**What you should do:** Wherever the word "this" turns up in a line of the entries, copy that line.

**Dataset excerpts:**
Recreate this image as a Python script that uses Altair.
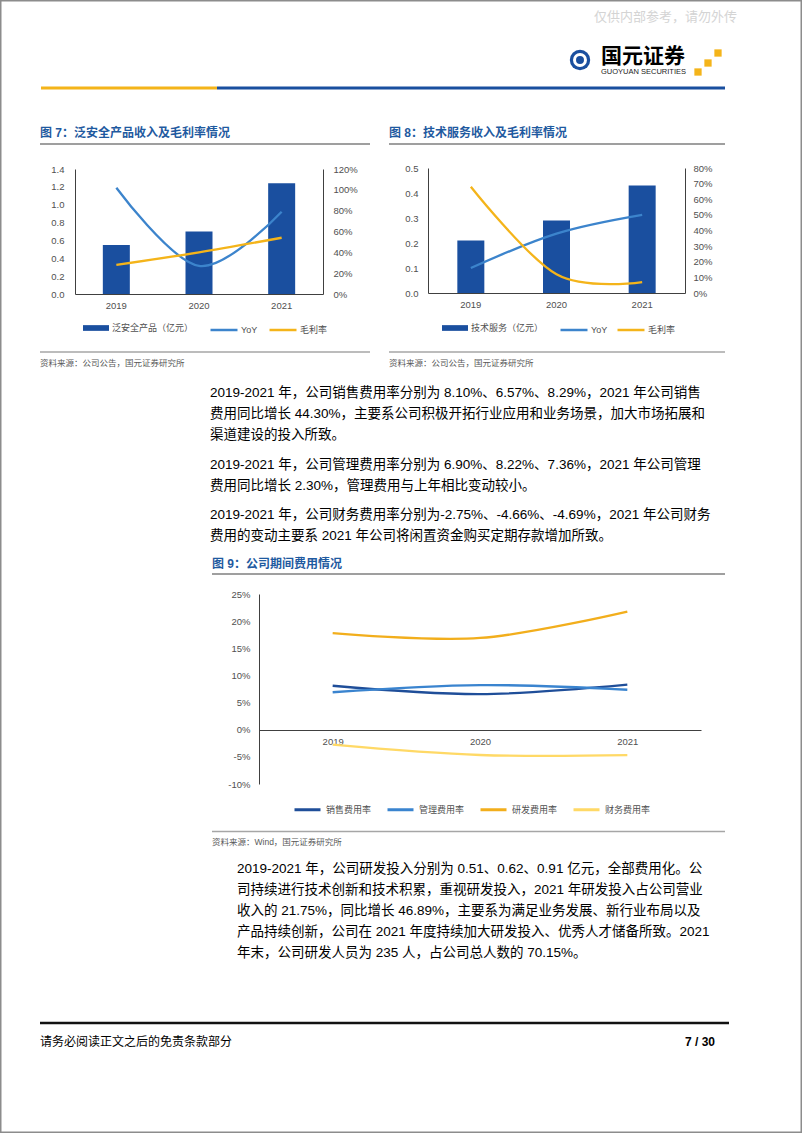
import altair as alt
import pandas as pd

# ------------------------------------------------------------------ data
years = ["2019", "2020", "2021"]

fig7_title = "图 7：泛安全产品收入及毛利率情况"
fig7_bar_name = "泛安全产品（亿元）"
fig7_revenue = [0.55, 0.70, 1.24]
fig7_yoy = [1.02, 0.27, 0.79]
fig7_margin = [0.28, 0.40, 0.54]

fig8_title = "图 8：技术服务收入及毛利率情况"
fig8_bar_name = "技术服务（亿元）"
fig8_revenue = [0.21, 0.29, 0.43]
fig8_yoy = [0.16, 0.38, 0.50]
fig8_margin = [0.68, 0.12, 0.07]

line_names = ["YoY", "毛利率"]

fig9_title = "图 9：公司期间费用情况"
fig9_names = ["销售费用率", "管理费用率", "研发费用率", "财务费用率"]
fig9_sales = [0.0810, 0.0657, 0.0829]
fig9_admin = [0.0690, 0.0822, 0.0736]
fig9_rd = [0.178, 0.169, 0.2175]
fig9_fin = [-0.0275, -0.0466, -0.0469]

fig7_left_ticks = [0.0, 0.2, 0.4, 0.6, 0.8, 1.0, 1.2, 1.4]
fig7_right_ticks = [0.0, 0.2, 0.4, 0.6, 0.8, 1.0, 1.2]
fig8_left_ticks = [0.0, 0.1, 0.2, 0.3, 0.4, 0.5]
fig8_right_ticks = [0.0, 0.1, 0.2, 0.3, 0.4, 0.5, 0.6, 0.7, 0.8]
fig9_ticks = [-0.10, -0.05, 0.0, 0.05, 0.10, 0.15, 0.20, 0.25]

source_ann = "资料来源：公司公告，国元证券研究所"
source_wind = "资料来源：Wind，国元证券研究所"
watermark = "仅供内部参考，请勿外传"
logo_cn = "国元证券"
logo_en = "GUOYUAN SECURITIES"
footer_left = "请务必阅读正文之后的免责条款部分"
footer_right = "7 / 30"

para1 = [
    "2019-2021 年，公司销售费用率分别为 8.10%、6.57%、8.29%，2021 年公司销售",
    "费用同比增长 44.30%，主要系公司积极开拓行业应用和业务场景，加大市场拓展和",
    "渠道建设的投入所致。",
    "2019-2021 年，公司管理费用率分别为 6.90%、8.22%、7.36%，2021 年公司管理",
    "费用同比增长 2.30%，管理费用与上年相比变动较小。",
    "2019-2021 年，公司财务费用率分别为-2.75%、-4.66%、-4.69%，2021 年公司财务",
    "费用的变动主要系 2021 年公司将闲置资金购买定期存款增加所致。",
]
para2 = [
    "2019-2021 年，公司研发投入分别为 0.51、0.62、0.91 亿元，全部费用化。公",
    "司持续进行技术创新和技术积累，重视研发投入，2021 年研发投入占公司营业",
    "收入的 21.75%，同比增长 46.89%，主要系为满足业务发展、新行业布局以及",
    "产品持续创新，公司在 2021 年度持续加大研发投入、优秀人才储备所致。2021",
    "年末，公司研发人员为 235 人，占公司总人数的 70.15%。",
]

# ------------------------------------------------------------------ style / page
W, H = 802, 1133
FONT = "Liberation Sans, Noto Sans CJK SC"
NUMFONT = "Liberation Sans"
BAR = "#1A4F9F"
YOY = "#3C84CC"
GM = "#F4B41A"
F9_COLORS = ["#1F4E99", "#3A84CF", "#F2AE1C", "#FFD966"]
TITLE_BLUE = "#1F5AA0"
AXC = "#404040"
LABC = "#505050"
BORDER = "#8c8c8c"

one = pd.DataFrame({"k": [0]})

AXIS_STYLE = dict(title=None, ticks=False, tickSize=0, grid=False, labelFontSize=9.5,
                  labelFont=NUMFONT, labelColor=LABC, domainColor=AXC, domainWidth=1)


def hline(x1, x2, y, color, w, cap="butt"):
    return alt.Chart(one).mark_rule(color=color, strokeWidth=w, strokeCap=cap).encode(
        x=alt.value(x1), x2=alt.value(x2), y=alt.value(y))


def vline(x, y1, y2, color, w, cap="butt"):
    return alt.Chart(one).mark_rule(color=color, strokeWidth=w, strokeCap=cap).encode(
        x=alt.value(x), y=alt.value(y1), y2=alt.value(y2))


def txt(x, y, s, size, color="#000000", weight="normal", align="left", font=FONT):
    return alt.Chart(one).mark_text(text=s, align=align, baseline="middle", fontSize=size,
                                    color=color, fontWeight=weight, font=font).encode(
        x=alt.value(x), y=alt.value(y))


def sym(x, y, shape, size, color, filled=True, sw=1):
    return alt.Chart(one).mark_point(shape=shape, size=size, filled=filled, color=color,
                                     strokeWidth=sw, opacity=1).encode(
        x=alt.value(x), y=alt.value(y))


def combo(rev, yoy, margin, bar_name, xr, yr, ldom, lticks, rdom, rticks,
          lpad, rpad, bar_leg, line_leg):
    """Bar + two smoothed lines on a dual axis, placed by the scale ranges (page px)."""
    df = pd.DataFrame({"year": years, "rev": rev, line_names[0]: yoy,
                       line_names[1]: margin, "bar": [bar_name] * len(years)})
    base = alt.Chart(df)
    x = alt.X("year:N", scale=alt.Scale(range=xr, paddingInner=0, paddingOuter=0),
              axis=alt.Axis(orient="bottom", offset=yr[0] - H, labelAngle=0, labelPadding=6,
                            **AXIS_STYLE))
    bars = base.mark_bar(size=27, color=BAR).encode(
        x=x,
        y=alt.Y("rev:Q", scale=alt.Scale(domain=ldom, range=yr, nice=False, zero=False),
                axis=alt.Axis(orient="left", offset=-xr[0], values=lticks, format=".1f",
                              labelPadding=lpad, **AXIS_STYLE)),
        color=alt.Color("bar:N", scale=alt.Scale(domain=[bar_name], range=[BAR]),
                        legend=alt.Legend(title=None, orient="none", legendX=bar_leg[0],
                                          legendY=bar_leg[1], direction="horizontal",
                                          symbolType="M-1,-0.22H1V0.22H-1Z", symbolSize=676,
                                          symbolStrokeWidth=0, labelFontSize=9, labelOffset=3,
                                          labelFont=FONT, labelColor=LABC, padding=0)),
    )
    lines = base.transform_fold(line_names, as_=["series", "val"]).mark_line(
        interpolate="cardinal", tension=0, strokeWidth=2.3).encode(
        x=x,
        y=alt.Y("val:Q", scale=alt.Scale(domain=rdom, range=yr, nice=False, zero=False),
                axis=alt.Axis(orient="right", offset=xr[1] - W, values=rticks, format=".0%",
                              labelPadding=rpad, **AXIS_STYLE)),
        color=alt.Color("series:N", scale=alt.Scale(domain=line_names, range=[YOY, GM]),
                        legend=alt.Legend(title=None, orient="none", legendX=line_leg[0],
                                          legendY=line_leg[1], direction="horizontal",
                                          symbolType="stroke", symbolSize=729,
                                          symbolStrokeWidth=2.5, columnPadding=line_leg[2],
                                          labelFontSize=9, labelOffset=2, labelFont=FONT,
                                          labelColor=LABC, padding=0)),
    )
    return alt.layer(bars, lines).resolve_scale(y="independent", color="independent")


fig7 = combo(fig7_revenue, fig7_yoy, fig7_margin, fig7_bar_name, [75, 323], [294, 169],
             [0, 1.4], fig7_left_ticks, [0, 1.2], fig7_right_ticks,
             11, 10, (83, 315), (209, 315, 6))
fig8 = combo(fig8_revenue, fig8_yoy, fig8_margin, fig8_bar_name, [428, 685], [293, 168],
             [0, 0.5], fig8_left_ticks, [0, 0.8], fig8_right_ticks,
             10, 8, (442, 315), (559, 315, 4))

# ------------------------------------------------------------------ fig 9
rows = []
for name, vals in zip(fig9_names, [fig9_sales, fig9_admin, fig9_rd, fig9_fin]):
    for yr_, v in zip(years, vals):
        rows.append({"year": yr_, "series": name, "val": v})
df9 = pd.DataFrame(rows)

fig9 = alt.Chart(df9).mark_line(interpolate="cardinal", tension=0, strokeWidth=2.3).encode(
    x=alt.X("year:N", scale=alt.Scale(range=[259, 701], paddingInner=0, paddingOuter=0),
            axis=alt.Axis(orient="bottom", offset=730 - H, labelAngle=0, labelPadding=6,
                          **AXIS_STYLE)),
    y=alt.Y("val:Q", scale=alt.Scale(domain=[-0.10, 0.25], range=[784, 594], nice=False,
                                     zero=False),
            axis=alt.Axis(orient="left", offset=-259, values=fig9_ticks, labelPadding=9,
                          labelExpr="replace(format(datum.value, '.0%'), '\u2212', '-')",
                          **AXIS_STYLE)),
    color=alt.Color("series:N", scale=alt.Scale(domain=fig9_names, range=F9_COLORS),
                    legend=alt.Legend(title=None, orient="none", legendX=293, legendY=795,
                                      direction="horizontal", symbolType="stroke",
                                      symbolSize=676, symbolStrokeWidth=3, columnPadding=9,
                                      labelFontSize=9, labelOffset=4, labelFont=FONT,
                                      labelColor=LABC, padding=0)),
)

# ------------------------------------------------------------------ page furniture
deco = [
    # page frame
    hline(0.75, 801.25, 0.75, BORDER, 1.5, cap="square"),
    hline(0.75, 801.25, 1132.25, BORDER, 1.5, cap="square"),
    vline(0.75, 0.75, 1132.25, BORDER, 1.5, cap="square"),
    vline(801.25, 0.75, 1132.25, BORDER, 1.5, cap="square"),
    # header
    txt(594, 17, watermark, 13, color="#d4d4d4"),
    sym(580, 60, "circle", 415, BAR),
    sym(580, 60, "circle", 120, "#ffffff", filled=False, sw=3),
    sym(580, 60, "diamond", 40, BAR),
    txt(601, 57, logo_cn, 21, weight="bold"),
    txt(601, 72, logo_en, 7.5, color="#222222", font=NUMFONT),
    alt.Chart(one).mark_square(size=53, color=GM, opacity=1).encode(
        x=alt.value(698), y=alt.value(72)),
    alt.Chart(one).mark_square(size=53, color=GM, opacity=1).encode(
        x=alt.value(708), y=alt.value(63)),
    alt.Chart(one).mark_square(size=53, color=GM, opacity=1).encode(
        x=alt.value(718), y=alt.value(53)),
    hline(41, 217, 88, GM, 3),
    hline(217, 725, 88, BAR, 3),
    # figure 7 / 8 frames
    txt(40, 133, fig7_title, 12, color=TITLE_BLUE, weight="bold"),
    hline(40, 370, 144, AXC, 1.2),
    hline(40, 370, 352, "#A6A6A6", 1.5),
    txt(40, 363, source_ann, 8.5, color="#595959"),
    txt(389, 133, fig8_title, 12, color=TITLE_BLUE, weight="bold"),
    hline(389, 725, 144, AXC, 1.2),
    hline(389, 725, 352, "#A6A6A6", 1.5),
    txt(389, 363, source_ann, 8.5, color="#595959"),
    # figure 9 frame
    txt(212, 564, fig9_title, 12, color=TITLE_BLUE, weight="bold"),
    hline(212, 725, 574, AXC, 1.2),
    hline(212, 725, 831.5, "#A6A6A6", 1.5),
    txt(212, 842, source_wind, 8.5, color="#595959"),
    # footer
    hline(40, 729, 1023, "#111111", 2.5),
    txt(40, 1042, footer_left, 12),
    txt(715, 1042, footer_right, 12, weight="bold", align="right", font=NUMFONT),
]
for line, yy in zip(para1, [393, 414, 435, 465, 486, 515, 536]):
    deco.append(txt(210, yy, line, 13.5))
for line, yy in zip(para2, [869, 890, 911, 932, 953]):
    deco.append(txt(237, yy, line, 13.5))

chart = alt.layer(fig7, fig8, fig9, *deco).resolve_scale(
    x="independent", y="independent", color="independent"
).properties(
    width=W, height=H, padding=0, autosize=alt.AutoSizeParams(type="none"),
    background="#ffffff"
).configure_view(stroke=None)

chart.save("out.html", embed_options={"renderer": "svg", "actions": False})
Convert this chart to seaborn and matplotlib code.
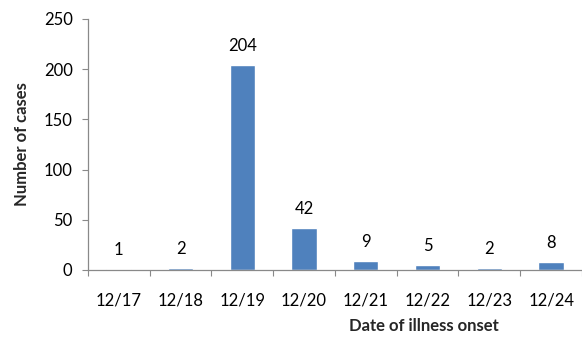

**Full response:**
Recreate this image as a Python script that uses Altair.
Convert this chart to seaborn and matplotlib code.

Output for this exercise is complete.